President of South Africa and the African National Congress
Cyril Ramaphosa (centre) greets voters as he arrives to cast his vote
for the general elections at the Hitekani Primary School in Soweto,
Johannesburg, on May 8, 2019. PHOTO | AFP
South African elections officials counted
ballot papers early on Thursday, a day after a vote seen as
the toughest
test yet for the ruling African National Congress (ANC) party 25 years
after it swept to power at the end of white minority rule.
Most polling stations closed around 1900 GMT on Wednesday.
EARLY LEAD
Results
from some smaller voting districts started to trickle in on Thursday
morning. As of 0330 GMT, more than 1.3 million votes had been processed
out of around 26.8 million registered voters.
In
the parliamentary vote the ANC was on around 53 percent, with the
Democratic Alliance (DA) on 28 percent and the Economic Freedom Fighters
(EFF) on seven percent, with a turnout of 64 percent.
Given
that less five percent of the potential number of votes had been
processed, it was too early to make an accurate prediction about the
final result.
A full tally may not be known until Saturday.
The
elections for a new parliament and nine provincial legislatures are the
first barometer of national sentiment since President Cyril Ramaphosa
replaced scandal-plagued Jacob Zuma as head of state in February 2018.
Ramaphosa
is trying to arrest a slide in support for the ANC, which has won every
parliamentary vote since the end of apartheid in 1994 but whose image
has been tarnished by corruption scandals and a weak economy in the past
decade.
Opinion polls suggest the
ANC will again win a majority of the parliament’s 400 seats, but
analysts say its margin of victory may fall from the 62 percent of the
vote it secured in the last election in 2014 because of frustration with
slow progress addressing racial disparities in income and wealth.
The
ANC’s biggest challengers at these elections are the main opposition
party DA and the leftist EFF. The DA won 22 percent of the parliamentary
vote in 2014 and the EFF six percent.
ELECTIONS
Elections
officials said voting had in general progressed smoothly but that there
had been isolated incidents where bad weather, unscheduled power
outages or community protests had caused disruptions.
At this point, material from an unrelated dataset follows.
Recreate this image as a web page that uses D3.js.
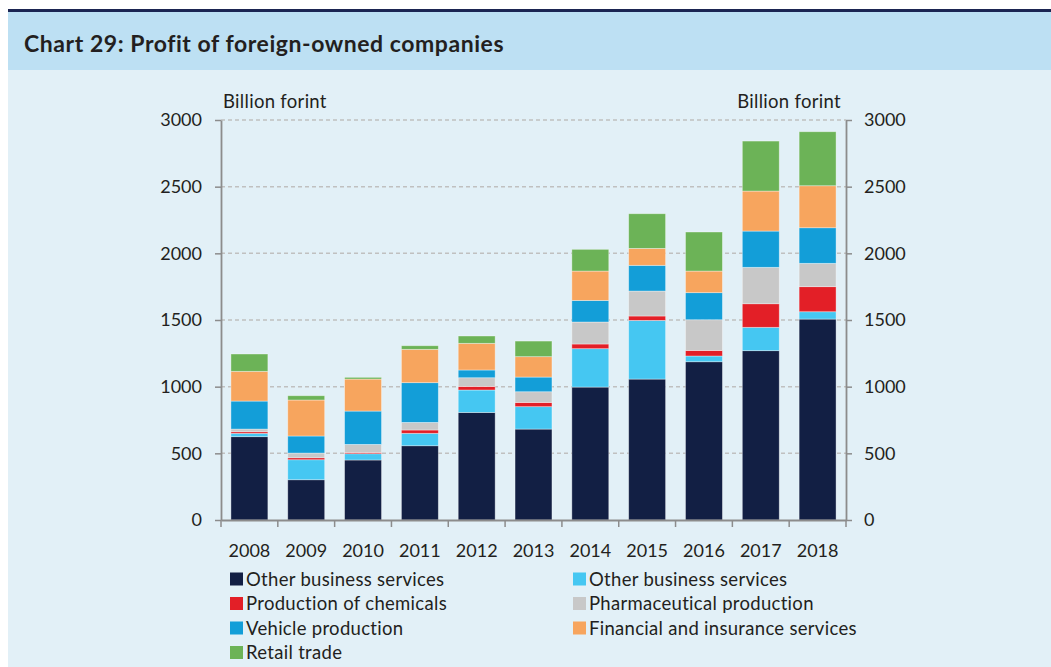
<!DOCTYPE html>
<html><head><meta charset="utf-8">
<script src="https://cdn.jsdelivr.net/npm/d3@7"></script>
<style>html,body{margin:0;padding:0;background:#fff}svg{display:block}</style>
</head><body>
<script>
const years = ["2008","2009","2010","2011","2012","2013","2014","2015","2016","2017","2018"];
const otherBusinessDark = [625,302,450,557,807,682,997,1057,1187,1270,1507];
const otherBusinessLight = [25,150,47,93,168,168,288,440,43,175,55];
const chemicals = [12,15,10,25,27,32,35,33,42,177,188];
const pharmaceutical = [20,35,60,57,65,80,165,187,230,273,175];
const vehicle = [210,128,250,298,58,110,162,193,203,272,267];
const financial = [223,270,240,250,200,153,220,127,162,300,315];
const retail = [130,32,13,27,55,117,163,260,293,375,405];
const seriesNames = ["Other business services","Other business services","Production of chemicals","Pharmaceutical production","Vehicle production","Financial and insurance services","Retail trade"];
const seriesColors = ["#121f44","#45c7f2","#e31f27","#c8c8c8","#139ed8","#f7a55e","#6cb357"];
const yTicks = [0,500,1000,1500,2000,2500,3000];

const W=1051,H=667;
const svg=d3.select("body").append("svg").attr("width",W).attr("height",H);
const font="Lato, 'Open Sans', sans-serif";
svg.append("rect").attr("x",8).attr("y",12).attr("width",W-8).attr("height",58).attr("fill","#bde0f3");
svg.append("rect").attr("x",8).attr("y",70).attr("width",W-8).attr("height",H-70).attr("fill","#e2f0f7");
svg.append("rect").attr("x",8).attr("y",9).attr("width",W-8).attr("height",3).attr("fill","#1b2552");
svg.append("text").attr("x",24).attr("y",52).attr("font-family",font).attr("font-weight","bold")
  .attr("font-size",23).attr("letter-spacing",0.55).attr("fill","#231f20").text("Chart 29: Profit of foreign-owned companies");

const x0=221,x1=846,yTop=120,yBot=520;
const x=d3.scaleBand().domain(years).range([x0,x1]).paddingInner(0.35).paddingOuter(0.175);
const y=d3.scaleLinear().domain([0,3000]).range([yBot,yTop]);

// gridlines
svg.append("g").selectAll("line").data(yTicks.filter(d=>d>0)).join("line")
  .attr("x1",x0).attr("x2",x1).attr("y1",d=>y(d)).attr("y2",d=>y(d))
  .attr("stroke","#c0c0c0").attr("stroke-width",1.5).attr("stroke-dasharray","4,3");

const rows=years.map((yr,i)=>({year:yr,s0:otherBusinessDark[i],s1:otherBusinessLight[i],s2:chemicals[i],s3:pharmaceutical[i],s4:vehicle[i],s5:financial[i],s6:retail[i]}));
const keys=["s0","s1","s2","s3","s4","s5","s6"];
const stacked=d3.stack().keys(keys)(rows);
svg.append("g").selectAll("g").data(stacked).join("g").attr("fill",(d,i)=>seriesColors[i])
  .selectAll("rect").data(d=>d).join("rect")
  .attr("x",d=>x(d.data.year)).attr("width",x.bandwidth())
  .attr("y",d=>y(d[1])).attr("height",d=>y(d[0])-y(d[1]))
  .attr("stroke","#ffffff").attr("stroke-opacity",0.45).attr("stroke-width",0.8);

const axisColor="#8c8c8c";
const tickFont=18;
// left axis
const yl=svg.append("g").attr("transform",`translate(${x0},0)`)
  .call(d3.axisLeft(y).tickValues(yTicks).tickSize(6).tickSizeOuter(0).tickPadding(13).tickFormat(d3.format("d")));
// right axis
const yr=svg.append("g").attr("transform",`translate(${x1},0)`)
  .call(d3.axisRight(y).tickValues(yTicks).tickSize(6).tickSizeOuter(0).tickPadding(12).tickFormat(d3.format("d")));
// bottom axis
const xb=svg.append("g").attr("transform",`translate(0,${yBot})`)
  .call(d3.axisBottom(x).tickSize(0).tickPadding(24));
// category boundary ticks
svg.append("g").selectAll("line").data(d3.range(years.length+1)).join("line")
  .attr("x1",i=>x0+i*x.step()).attr("x2",i=>x0+i*x.step()).attr("y1",yBot).attr("y2",yBot+7)
  .attr("stroke",axisColor).attr("stroke-width",1.5);
[yl,yr,xb].forEach(g=>{
  g.selectAll(".domain").attr("stroke",axisColor).attr("stroke-width",1.8);
  g.selectAll(".tick line").attr("stroke",axisColor).attr("stroke-width",1.5);
  g.selectAll("text").attr("font-family",font).attr("font-size",tickFont).attr("fill","#231f20");
});
xb.selectAll(".tick text").attr("dy","0.71em");

const labFont=18.5, labSpacing=0.3;
svg.append("text").attr("x",223).attr("y",108).attr("font-family",font).attr("font-size",labFont).attr("letter-spacing",labSpacing).attr("fill","#231f20").text("Billion forint");
svg.append("text").attr("x",841).attr("y",108).attr("text-anchor","end").attr("font-family",font).attr("font-size",labFont).attr("letter-spacing",labSpacing).attr("fill","#231f20").text("Billion forint");

// legend
const legendPos=[[230,579],[573,579],[230,603.5],[573,603.5],[230,628],[573,628],[230,652.5]];
const lg=svg.append("g").selectAll("g").data(seriesNames).join("g")
  .attr("transform",(d,i)=>`translate(${legendPos[i][0]},${legendPos[i][1]})`);
lg.append("rect").attr("x",0).attr("y",-6.5).attr("width",13).attr("height",13).attr("fill",(d,i)=>seriesColors[i]);
lg.append("text").attr("x",16).attr("y",0).attr("dy","0.36em").attr("font-family",font).attr("font-size",labFont).attr("letter-spacing",labSpacing).attr("fill","#231f20").text(d=>d);
</script>
</body></html>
The electoral
commission said it was investigating two potential instances of
double-voting.
“The Electoral
Commission will not allow the potential misconduct of one or two
individuals to taint the overall outcome of these elections,” the
commission said in a statement.
The
ANC achieved its best parliamentary election result in 2004, under
former president Thabo Mbeki, when it won 69 percent of the vote. But
its support fell under Zuma, and it lost control of big cities like the
commercial capital Johannesburg in local government elections in 2016.
The
ANC currently controls eight of the country’s nine provinces, with the
DA in power in the Western Cape. Analysts predict the provincial races
for Gauteng, where Johannesburg and the administrative capital Pretoria
are located, and the Western Cape, home to Cape Town, will be close.
Ramaphosa,
who became ANC leader in December 2017 after narrowly defeating a
faction allied with Zuma, has promised to improve poor public services,
create jobs and fight corruption.
But
he has been constrained by divisions within his own party, where some
Zuma supporters still retain influence and oppose his agenda.